If you can afford to do something unique, do it. Some homebuilders have incorporated build-your-own software, where potential clients can attempt to design their new home themselves, and large home hardware stores provide software to decorate entire rooms…right down to the paint colour.
7. Guides or How-Tos: It’s great to get real usefulness from the Internet, and just about every business can provide it. Think creatively. Jot down the most commonly asked questions you get at your job and then answer them completely in an attractively designed downloadable document people can print and read at their leisure. Collating material for users is extremely useful, and they welcome your helping out and cutting back on their search time.
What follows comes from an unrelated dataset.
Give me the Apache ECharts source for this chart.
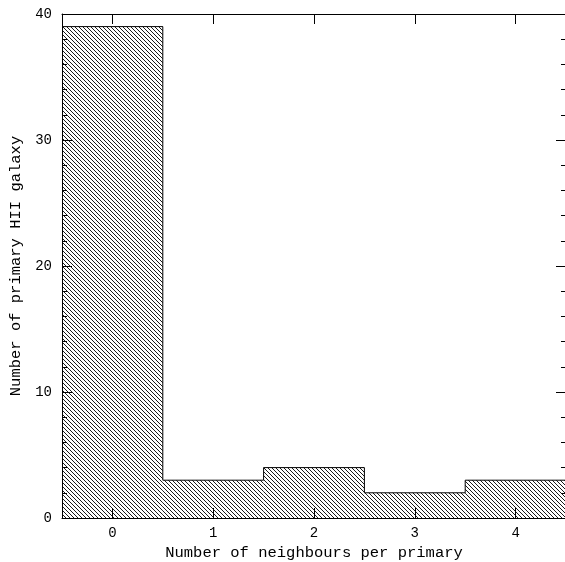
<!DOCTYPE html>
<html><head><meta charset="utf-8">
<script src="https://cdn.jsdelivr.net/npm/echarts@6/dist/echarts.min.js"></script>
<style>html,body{margin:0;padding:0;background:#fff}#c{width:565px;height:562px}</style>
</head><body><div id="c"></div>
<script>
const categories = ['0', '1', '2', '3', '4'];
const counts = [39, 3, 4, 2, 3];
const yTicks = [0, 10, 20, 30, 40];
const xTitle = 'Number of neighbours per primary';
const yTitle = 'Number of primary HII galaxy';

function hatch() {
  const s = 4, c = document.createElement('canvas');
  c.width = s; c.height = s;
  const g = c.getContext('2d');
  g.strokeStyle = '#000'; g.lineWidth = 0.9;
  g.beginPath();
  for (let k = -1; k <= 1; k++) { g.moveTo(k * s, 0); g.lineTo(k * s + s, s); }
  g.stroke();
  return c;
}

const outline = [];
counts.forEach((v, i) => { outline.push([i - 0.5, v]); outline.push([i + 0.5, v]); });

const font = 'Liberation Mono';
const chart = echarts.init(document.getElementById('c'));
const axisBase = {
  axisLine: { show: true, onZero: false, lineStyle: { color: '#000', width: 1 } },
  splitLine: { show: false }
};
chart.setOption({
  animation: false,
  grid: { left: 62, top: 14, width: 504, height: 504, containLabel: false, outerBoundsMode: 'none' },
  xAxis: [
    Object.assign({}, axisBase, {
      type: 'category', data: categories, position: 'bottom',
      axisTick: { show: true, inside: true, alignWithLabel: true, length: 10, lineStyle: { color: '#000' } },
      axisLabel: { color: '#000', fontFamily: font, fontSize: 14, margin: 8 },
      name: xTitle, nameLocation: 'middle', nameGap: 22,
      nameTextStyle: { color: '#000', fontFamily: font, fontSize: 15.5 }
    }),
    Object.assign({}, axisBase, {
      type: 'category', data: categories, position: 'top',
      axisTick: { show: true, inside: true, alignWithLabel: true, length: 10, lineStyle: { color: '#000' } },
      axisLabel: { show: false }
    }),
    { type: 'value', min: -0.5, max: 4.5, show: false }
  ],
  yAxis: [
    Object.assign({}, axisBase, {
      type: 'value', min: yTicks[0], max: yTicks[yTicks.length - 1], interval: 10, position: 'left',
      axisTick: { show: true, inside: true, length: 10, lineStyle: { color: '#000' } },
      minorTick: { show: true, splitNumber: 5, length: 5, lineStyle: { color: '#000' } },
      axisLabel: { color: '#000', fontFamily: font, fontSize: 14, margin: 10 },
      name: yTitle, nameLocation: 'middle', nameGap: 34,
      nameTextStyle: { color: '#000', fontFamily: font, fontSize: 15.5 }
    }),
    Object.assign({}, axisBase, {
      type: 'value', min: yTicks[0], max: yTicks[yTicks.length - 1], interval: 10, position: 'right',
      axisTick: { show: true, inside: true, length: 10, lineStyle: { color: '#000' } },
      minorTick: { show: true, splitNumber: 5, length: 5, lineStyle: { color: '#000' } },
      axisLabel: { show: false }
    })
  ],
  series: [
    {
      type: 'bar', data: counts, xAxisIndex: 0, yAxisIndex: 0,
      barCategoryGap: '0%',
      itemStyle: { color: { image: hatch(), repeat: 'repeat' } },
      silent: true
    },
    {
      type: 'line', data: outline, xAxisIndex: 2, yAxisIndex: 0,
      symbol: 'none', lineStyle: { color: '#000', width: 1 }, silent: true
    }
  ]
});
</script></body></html>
Examples may include an insurance company providing a Guide to Insuring Your First Home, or a travel agency providing guides to attractions. A How-To is essentially the same thing, but can be shorter and sweeter. Restaurants may provide a quick How To Choose Your Wine With Your Dinner, and a retail store could offer an easy What Colours Are Best For You?
8. The Freebie: Everyone loves something for nothing, and what you give away doesn’t have to cost you shipping. It does have to be suitable, though. A very common freebie is the free membership to a “club” where the user also receives discounted pricing. Another version of the same idea is to offer a login to some coveted software, or to an information site that normally requires paid membership. All work to provide your business a sense of reliability and stability.
9. Conversation: Website content doesn’t always have to be your own, either. Allowing comments for your blogs, quizzes and other conversation-starting elements opens up the lines of communication and makes your website and company seem more accessible. Plus, you never know. You could actually learn something!
10. Emotions: It many seem cheesy, and even totally obvious, but eliciting human emotions through content is an incredibly effective way of gaining interest, and also fosters inclusion and a sense of long-term commitment in people. When blogging, creating video, or even writing a how-to, try to incorporate real-life examples. For Calgary, talking about traffic or the weather are both certain to gain a collective groan. And it’s ok to be funny, too. And even cute. Anything just a little bit “different” is allowed, it just must be applicable to your site’s content and respectful to others at all times.